Line by line, repeat the data below exactly, beginning at the first line and ending at the line with "const rowsB = subjects.map((s, i)". Omit pictures.

+ + + + +

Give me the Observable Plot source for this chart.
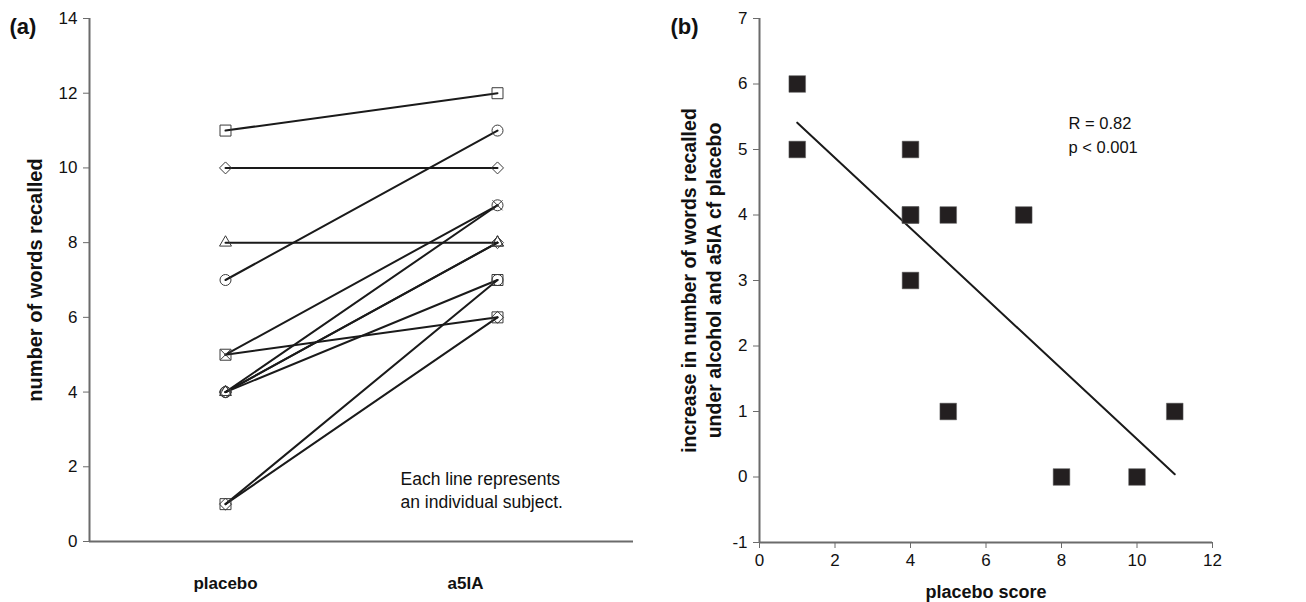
<!DOCTYPE html>
<html><head><meta charset="utf-8">
<script src="https://cdn.jsdelivr.net/npm/d3@7"></script>
<script src="https://cdn.jsdelivr.net/npm/@observablehq/plot@0.6"></script>
<style>
body{margin:0;background:#fff;width:1306px;height:602px;overflow:hidden;font-family:"Liberation Sans",Arial,sans-serif}
#a{position:absolute;left:0;top:0}
#b{position:absolute;left:650px;top:0}
</style></head><body><div id="a"></div><div id="b"></div>
<script>
// ---- data ----
const conditions = ["placebo", "a5IA"];
const subjects = ["S1","S2","S3","S4","S5","S6","S7","S8","S9","S10","S11","S12"];
const placeboScores = [11, 10, 8, 7, 5, 5, 4, 4, 4, 4, 1, 1];
const a5iaScores    = [12, 10, 8, 11, 9, 6, 9, 8, 8, 7, 7, 6];
const markerSymbols = ["square","diamond2","triangle2","circle","times","square","circle","diamond2","triangle2","circle","square","diamond2"];
const yTicksA = [0, 2, 4, 6, 8, 10, 12, 14];
const xTicksB = [0, 2, 4, 6, 8, 10, 12];
const yTicksB = [-1, 0, 1, 2, 3, 4, 5, 6, 7];
const annotationA = "Each line represents\nan individual subject.";
const statsText = "R = 0.82\np < 0.001";
const titleA = "(a)", titleB = "(b)";
const yLabelA = "number of words recalled";
const yLabelB = "increase in number of words recalled\nunder alcohol and a5IA cf placebo";
const xLabelB = "placebo score";

// long table for panel (a)
const long = [];
subjects.forEach((s, i) => {
  long.push({subject: s, cond: 0, value: placeboScores[i], symbol: markerSymbols[i]});
  long.push({subject: s, cond: 1, value: a5iaScores[i], symbol: markerSymbols[i]});
});
// table for panel (b)
const rowsB = subjects.map((s, i) => ({placebo: placeboScores[i], increase: a5iaScores[i] - placeboScores[i]}));

const axisGray = "#6b6b6b";
const font = "Liberation Sans, Arial, sans-serif";
const symbolSize = {square: 6.2, diamond2: 5.4, triangle2: 5.7, circle: 5.5, times: 4.6};

const symbolMarks = [...new Set(markerSymbols)].map(sym =>
  Plot.dot(long.filter(d => d.symbol === sym), {
    x: "cond", y: "value", symbol: sym, r: symbolSize[sym],
    stroke: "#3a3a3a", strokeWidth: 1, fill: "none"
  })
);

const plotA = Plot.plot({
  width: 650, height: 602,
  marginLeft: 89, marginRight: 17, marginTop: 18, marginBottom: 61,
  x: {domain: [-0.5, 1.5], axis: null},
  y: {domain: [0, 14], axis: null},
  style: {fontFamily: font, fontSize: "17px", color: "#000", background: "white"},
  marks: [
    Plot.ruleY([0], {stroke: axisGray, strokeWidth: 2}),
    Plot.ruleX([-0.5], {stroke: axisGray, strokeWidth: 2}),
    Plot.axisY({ticks: yTicksA, tickFormat: d => String(d), tickSize: 6, tickPadding: 6, stroke: axisGray, fill: "#111", fontSize: 17, label: null}),
    Plot.lineY(long, {x: "cond", y: "value", z: "subject", stroke: "#1a1a1a", strokeWidth: 2}),
    ...symbolMarks,
    Plot.text([conditions[0]], {x: () => 0, y: () => 0, text: d => d, dy: 42, fontWeight: "bold", fontSize: 17, fill: "#111"}),
    Plot.text([conditions[1]], {x: () => 1, y: () => 0, text: d => d, dy: 42, dx: -32, fontWeight: "bold", fontSize: 17, fill: "#111"}),
    Plot.text([annotationA], {text: d => d, frameAnchor: "bottom-left", textAnchor: "start", lineAnchor: "middle", dx: 311, dy: -52, lineHeight: 1.32, fontSize: 17.5, fill: "#111"}),
    Plot.text([yLabelA], {text: d => d, frameAnchor: "left", textAnchor: "middle", rotate: -90, dx: -54, fontWeight: "bold", fontSize: 20, fill: "#111"}),
    Plot.text([titleA], {text: d => d, frameAnchor: "top-left", textAnchor: "start", lineAnchor: "middle", dx: -80, dy: 8, fontWeight: "bold", fontSize: 22, fill: "#111"})
  ]
});
document.getElementById("a").append(plotA);

const plotB = Plot.plot({
  width: 656, height: 602,
  marginLeft: 109, marginRight: 94, marginTop: 18, marginBottom: 60,
  x: {domain: [0, 12], axis: null},
  y: {domain: [-1, 7], axis: null},
  style: {fontFamily: font, fontSize: "17px", color: "#000", background: "white"},
  marks: [
    Plot.ruleY([-1], {stroke: axisGray, strokeWidth: 2}),
    Plot.ruleX([0], {stroke: axisGray, strokeWidth: 2}),
    Plot.axisY({ticks: yTicksB, tickFormat: d => String(d), tickSize: 6, tickPadding: 6, stroke: axisGray, fill: "#111", fontSize: 17, label: null}),
    Plot.axisX({ticks: xTicksB, tickFormat: d => String(d), tickSize: 6, tickPadding: 5, stroke: axisGray, fill: "#111", fontSize: 17, label: null}),
    Plot.linearRegressionY(rowsB, {x: "placebo", y: "increase", ci: 0, stroke: "#1a1a1a", strokeWidth: 2}),
    Plot.dot(rowsB, {x: "placebo", y: "increase", symbol: "square", r: 9.4, fill: "#231f20", stroke: "#666", strokeWidth: 0.5}),
    Plot.text([statsText], {text: d => d, frameAnchor: "top-left", textAnchor: "start", lineAnchor: "middle", dx: 309, dy: 115, lineHeight: 1.45, fontSize: 16.5, fill: "#111"}),
    Plot.text([xLabelB], {text: d => d, frameAnchor: "bottom", lineAnchor: "middle", dy: 50, fontWeight: "bold", fontSize: 18, fill: "#111"}),
    Plot.text([yLabelB], {text: d => d, frameAnchor: "left", textAnchor: "middle", rotate: -90, dx: -59, lineHeight: 1.3, fontWeight: "bold", fontSize: 19.5, fill: "#111"}),
    Plot.text([titleB], {text: d => d, frameAnchor: "top-left", textAnchor: "start", lineAnchor: "middle", dx: -89, dy: 8, fontWeight: "bold", fontSize: 22, fill: "#111"})
  ]
});
document.getElementById("b").append(plotB);
</script>
</body></html>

+ + + + +

→ Final result
Give me the Observable Plot source for this chart.
<!DOCTYPE html>
<html><head><meta charset="utf-8">
<script src="https://cdn.jsdelivr.net/npm/d3@7"></script>
<script src="https://cdn.jsdelivr.net/npm/@observablehq/plot@0.6"></script>
<style>
body{margin:0;background:#fff;width:1306px;height:602px;overflow:hidden;font-family:"Liberation Sans",Arial,sans-serif}
#a{position:absolute;left:0;top:0}
#b{position:absolute;left:650px;top:0}
</style></head><body><div id="a"></div><div id="b"></div>
<script>
// ---- data ----
const conditions = ["placebo", "a5IA"];
const subjects = ["S1","S2","S3","S4","S5","S6","S7","S8","S9","S10","S11","S12"];
const placeboScores = [11, 10, 8, 7, 5, 5, 4, 4, 4, 4, 1, 1];
const a5iaScores    = [12, 10, 8, 11, 9, 6, 9, 8, 8, 7, 7, 6];
const markerSymbols = ["square","diamond2","triangle2","circle","times","square","circle","diamond2","triangle2","circle","square","diamond2"];
const yTicksA = [0, 2, 4, 6, 8, 10, 12, 14];
const xTicksB = [0, 2, 4, 6, 8, 10, 12];
const yTicksB = [-1, 0, 1, 2, 3, 4, 5, 6, 7];
const annotationA = "Each line represents\nan individual subject.";
const statsText = "R = 0.82\np < 0.001";
const titleA = "(a)", titleB = "(b)";
const yLabelA = "number of words recalled";
const yLabelB = "increase in number of words recalled\nunder alcohol and a5IA cf placebo";
const xLabelB = "placebo score";

// long table for panel (a)
const long = [];
subjects.forEach((s, i) => {
  long.push({subject: s, cond: 0, value: placeboScores[i], symbol: markerSymbols[i]});
  long.push({subject: s, cond: 1, value: a5iaScores[i], symbol: markerSymbols[i]});
});
// table for panel (b)
const rowsB = subjects.map((s, i) => ({placebo: placeboScores[i], increase: a5iaScores[i] - placeboScores[i]}));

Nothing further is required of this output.